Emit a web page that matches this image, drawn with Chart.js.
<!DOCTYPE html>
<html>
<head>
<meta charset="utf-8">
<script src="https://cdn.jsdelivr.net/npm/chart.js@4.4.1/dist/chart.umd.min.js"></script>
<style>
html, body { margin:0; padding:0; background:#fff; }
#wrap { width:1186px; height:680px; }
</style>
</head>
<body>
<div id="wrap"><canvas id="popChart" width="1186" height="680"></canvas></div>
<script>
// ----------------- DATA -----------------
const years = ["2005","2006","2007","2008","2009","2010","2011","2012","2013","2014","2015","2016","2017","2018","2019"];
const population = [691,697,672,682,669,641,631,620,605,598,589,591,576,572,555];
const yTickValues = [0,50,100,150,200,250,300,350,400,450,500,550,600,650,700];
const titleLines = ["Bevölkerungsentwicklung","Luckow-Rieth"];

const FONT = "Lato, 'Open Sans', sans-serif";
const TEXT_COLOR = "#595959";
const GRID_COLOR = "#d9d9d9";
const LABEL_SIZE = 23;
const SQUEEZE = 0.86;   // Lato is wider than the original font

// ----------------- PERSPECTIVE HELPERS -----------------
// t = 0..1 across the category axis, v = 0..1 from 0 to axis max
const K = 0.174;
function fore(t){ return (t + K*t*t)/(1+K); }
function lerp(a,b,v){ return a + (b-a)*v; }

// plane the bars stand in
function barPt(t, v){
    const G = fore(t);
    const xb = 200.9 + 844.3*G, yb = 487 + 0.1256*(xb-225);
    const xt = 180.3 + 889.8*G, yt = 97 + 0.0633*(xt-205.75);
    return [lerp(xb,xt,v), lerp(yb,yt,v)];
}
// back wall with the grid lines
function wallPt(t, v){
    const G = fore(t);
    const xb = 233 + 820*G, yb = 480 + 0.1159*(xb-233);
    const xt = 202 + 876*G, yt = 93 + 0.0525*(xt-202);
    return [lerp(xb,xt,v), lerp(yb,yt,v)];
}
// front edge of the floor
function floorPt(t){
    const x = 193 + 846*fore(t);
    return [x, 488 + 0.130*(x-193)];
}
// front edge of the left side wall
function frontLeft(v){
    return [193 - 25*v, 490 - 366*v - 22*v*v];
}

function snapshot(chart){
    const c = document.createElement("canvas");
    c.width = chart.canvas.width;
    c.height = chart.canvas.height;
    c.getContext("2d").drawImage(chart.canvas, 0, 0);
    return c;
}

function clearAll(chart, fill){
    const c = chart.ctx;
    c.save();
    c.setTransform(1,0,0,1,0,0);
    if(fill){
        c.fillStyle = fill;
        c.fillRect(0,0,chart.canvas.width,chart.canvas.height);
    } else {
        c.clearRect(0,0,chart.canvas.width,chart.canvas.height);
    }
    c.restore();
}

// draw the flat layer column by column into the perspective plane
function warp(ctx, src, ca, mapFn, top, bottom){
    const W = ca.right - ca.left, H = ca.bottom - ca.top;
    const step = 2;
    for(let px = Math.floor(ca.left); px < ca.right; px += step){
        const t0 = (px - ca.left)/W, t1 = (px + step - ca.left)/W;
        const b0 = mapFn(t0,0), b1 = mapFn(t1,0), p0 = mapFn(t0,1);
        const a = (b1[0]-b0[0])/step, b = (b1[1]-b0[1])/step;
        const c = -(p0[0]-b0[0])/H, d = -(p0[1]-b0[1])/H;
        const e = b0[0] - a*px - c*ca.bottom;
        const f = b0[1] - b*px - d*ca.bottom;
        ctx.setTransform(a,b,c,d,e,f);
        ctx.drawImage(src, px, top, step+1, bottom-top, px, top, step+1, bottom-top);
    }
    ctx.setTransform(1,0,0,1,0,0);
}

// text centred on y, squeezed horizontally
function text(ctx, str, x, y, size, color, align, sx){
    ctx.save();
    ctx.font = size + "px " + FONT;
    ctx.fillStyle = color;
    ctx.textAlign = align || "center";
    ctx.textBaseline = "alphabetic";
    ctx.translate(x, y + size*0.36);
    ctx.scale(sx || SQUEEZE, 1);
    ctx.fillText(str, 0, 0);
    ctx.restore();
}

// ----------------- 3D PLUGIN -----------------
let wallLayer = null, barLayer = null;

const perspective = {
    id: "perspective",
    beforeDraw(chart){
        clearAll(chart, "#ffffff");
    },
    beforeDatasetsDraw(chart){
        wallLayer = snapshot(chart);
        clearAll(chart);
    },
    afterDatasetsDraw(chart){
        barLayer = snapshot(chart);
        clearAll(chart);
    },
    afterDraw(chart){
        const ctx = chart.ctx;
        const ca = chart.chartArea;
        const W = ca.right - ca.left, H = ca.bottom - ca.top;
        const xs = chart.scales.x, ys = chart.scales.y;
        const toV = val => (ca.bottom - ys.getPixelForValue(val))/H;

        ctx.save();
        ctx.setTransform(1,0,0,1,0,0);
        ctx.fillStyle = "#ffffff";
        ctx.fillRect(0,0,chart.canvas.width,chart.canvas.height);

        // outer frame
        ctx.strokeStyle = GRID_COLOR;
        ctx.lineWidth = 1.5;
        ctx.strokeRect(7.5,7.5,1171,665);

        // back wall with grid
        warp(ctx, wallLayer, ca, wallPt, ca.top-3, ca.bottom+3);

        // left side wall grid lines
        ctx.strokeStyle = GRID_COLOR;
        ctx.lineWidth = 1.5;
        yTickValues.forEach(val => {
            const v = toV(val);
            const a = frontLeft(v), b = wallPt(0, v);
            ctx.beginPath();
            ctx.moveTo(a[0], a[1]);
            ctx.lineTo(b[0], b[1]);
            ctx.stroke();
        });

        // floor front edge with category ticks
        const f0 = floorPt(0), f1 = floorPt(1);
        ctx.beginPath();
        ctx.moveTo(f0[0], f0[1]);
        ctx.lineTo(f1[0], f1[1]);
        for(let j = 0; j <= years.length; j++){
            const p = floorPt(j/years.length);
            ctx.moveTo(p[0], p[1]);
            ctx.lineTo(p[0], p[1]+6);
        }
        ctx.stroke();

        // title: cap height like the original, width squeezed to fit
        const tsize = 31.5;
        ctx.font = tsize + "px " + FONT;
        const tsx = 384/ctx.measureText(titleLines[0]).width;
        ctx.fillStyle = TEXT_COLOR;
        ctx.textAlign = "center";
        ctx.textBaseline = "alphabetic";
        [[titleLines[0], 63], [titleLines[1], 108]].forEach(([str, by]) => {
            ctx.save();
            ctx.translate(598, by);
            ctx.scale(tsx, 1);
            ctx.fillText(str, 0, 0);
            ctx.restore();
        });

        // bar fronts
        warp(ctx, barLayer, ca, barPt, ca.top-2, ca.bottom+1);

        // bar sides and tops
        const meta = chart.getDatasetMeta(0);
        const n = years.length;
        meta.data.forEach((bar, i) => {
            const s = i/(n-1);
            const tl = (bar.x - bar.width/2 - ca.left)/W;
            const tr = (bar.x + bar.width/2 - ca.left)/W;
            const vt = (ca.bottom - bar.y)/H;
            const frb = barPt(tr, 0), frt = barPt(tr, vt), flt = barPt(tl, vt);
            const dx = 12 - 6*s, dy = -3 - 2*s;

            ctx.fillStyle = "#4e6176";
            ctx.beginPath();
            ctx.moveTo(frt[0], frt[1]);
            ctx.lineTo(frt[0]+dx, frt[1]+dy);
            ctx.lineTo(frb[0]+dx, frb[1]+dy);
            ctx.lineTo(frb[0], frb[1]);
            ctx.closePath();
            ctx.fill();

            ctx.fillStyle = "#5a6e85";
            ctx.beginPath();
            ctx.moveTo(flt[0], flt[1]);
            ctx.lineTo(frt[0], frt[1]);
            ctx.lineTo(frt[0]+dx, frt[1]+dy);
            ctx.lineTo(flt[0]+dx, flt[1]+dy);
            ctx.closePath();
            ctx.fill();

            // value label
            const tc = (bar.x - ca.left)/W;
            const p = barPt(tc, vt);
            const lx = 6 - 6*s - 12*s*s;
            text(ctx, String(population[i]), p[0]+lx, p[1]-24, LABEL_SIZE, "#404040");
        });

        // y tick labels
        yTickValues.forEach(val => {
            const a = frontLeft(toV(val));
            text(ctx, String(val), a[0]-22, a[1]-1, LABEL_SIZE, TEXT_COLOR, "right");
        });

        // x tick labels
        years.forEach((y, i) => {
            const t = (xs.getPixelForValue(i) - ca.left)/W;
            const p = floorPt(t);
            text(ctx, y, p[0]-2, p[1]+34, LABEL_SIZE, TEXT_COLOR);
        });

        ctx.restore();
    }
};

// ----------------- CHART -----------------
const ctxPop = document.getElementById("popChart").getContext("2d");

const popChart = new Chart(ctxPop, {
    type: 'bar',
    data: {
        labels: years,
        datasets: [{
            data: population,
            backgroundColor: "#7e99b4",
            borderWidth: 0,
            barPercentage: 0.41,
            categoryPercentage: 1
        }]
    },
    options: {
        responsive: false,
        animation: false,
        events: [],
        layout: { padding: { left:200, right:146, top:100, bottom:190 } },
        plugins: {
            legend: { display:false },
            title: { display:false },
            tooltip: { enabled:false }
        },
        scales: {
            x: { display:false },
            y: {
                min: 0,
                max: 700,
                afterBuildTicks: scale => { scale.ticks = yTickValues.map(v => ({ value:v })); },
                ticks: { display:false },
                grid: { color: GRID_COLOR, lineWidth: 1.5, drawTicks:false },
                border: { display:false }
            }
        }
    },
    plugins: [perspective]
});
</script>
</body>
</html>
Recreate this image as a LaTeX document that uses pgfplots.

=======

Request »
Identify the lines in the entries that hold "with" and return each one.

Finished task »
Emit a web page that matches this image, drawn with Chart.js.
// back wall with the grid lines
        // back wall with grid
        // floor front edge with category ticks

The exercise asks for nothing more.